Anyone know what an 'uplifter' is? Can't find it in the three dictionaries I have tried.
Guffydrawers (talk) 06:54, 21 March 2012 (UTC)

A moral crusader. Nicmart (talk) 18:25, 26 August 2019 (UTC)

Mencken bios

How about including a select list of bios about Mencken? Nicmart (talk) 18:27, 26 August 2019 (UTC)

Need for a section on Mencken's Determinism?

Considering that there is a fashion among some libertarians and classical liberals to revere Mencken, in spite of his bizarre blindness to the threat from Germany in both World Wars, it might be worth writing a section on Mencken philosophical Determinism - as Mencken no more believed in human free will (personhood) than he believed in God, it is very odd for libertarians or classical liberals to revere him. Unless they want to make a radical distinction between philosophical and political libertarianism - but if philosophical libertarianism human personhood (free will) does not exist (as Mencken maintained) then political libertarianism is an absurdity, as who would care about the "freedom" of flesh robots whose every action was predetermined?2A02:C7D:B417:4800:5143:5513:B666:1B1D (talk) 20:15, 15 May 2018 (UTC)

Why are libertarians obliged to only admire persons who share their beliefs or philosophical underpinnings entirely? I would contend that Mencken’s writings belied his claim to disbelieve that free will exists. Nicmart (talk) 18:35, 26 August 2019 (UTC)

"Downright moron" listed at Redirects for discussion

A discussion is taking place to address the redirect Downright moron. The discussion will occur at Wikipedia:Redirects for discussion/Log/2020 August 14#Downright moron until a consensus is reached, and readers of this page are welcome to contribute to the discussion. Hog Farm Bacon 15:15, 14 August 2020 (UTC)
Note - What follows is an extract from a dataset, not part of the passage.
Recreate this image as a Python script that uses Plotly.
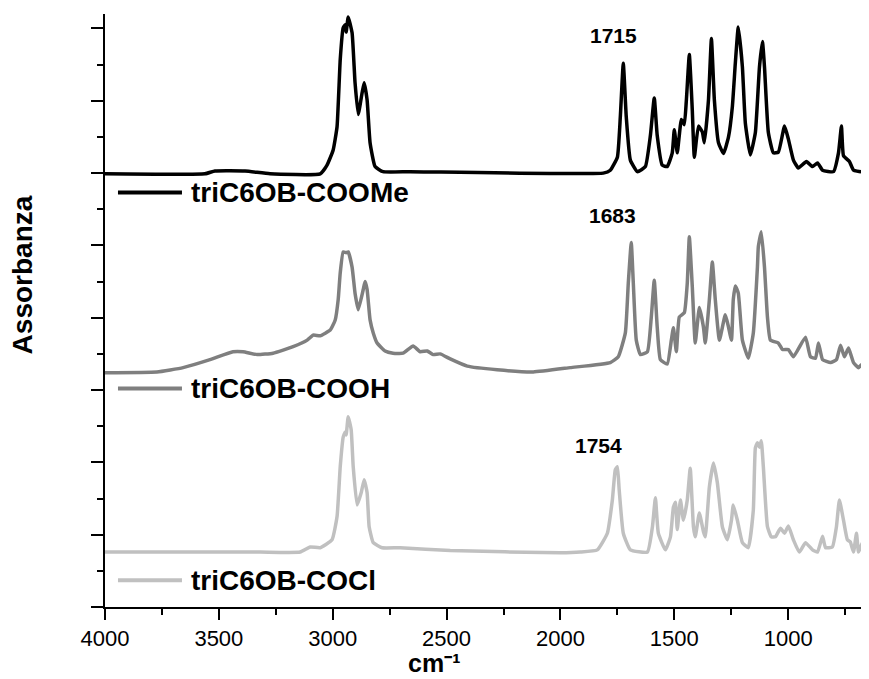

"Although this characterization has been disputed..."

RedGrinch modified some text in this edit, removing language such as "although this characterization has been disputed". Pelirojopajaro reverted the edit. I think RedGrinch's changes deserve some discussion, because the source for the content that he removed is merely a letter to the editor by one of Mencken's personal friends, which is not an independent or reliable source. Schazjmd (talk) 14:17, 12 July 2021 (UTC)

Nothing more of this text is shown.